The writer slammed Trump’s “amorality” and hectic leadership, describing a number of US officials who were part of a “quiet resistance” within the administration who were “working diligently from within to frustrate parts of his agenda and his worst inclinations.”

Adult film star Stormy Daniels alleges she had sex with the US president [Mike Blake/Reuters File]

The revelations bolstered other reports of turbulence under the former New York businessman and reality TV star, who has had an unusually high level of staff turnover and has publicly bashed his top aides, notably Attorney General Jeff Sessions.

Of course, Trump is not the first president to be criticised for his performance. President Woodrow Wilson’s wife, Edith, unofficially ran the country in the weeks after his stroke in 1919.

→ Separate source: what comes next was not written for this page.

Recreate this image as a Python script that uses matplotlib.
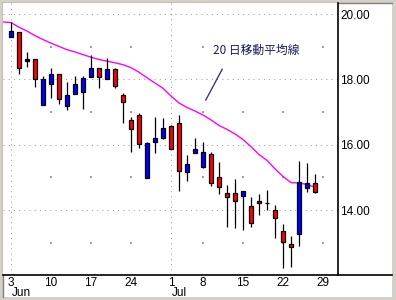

Ronald Reagan was accused of falling asleep at the wheel during the Iran-Contra Affair when, without his knowledge, his officials ran a secret operation involving Iran-backed rebels and the anti-communist Contras of Nicaragua.

In another Watergate parallel, accounts of Trump’s rashness can be compared with Nixon, who grew increasingly isolated and suspicious as the break-in and its cover-up led to impeachment proceedings and his resignation in 1974, said Strong.

“But while Nixon could be paranoid, angry and vicious, no one ever said he was incompetent,” said Strong.

For Jonathan Cristol, an academic at Adelphi University and author of a forthcoming book on the 9/11 attacks and Afghanistan, questions over Trump’s aptness for office put him in a different league to Nixon, Reagan and Clinton.

“We’ve never had so many negative reports about a president’s fitness to lead,” said Cristol. “The president’s abilities, character, honesty and respect for the rule of law are in doubt, and nobody is willing to do anything about it.”

Melcher is not pulling the trigger on Trump just yet. While his scandals may seem noisier than those in the past, they have likely been amplified by such innovations as Facebook and Twitter and a more partisan domestic media than many of Trump’s predecessors faced.

And while Trump’s “salad of scandals” offers the full range of muck on mistresses, lies, election campaigns and foreign plots, only time will tell whether Mueller produces hard evidence and if voters or legislators care enough to act on it, he added.

“The hits keep on coming, but their impact may not be so severe,” said Melcher, a contributor to the book Presidential Swing States.

“The web of interconnected allegations has become a blur and people are getting numb to it. Trump will always call it a witch-hunt and, all the while, the Dow Jones gets higher. A good economy cancels out a lot of bad behaviour.”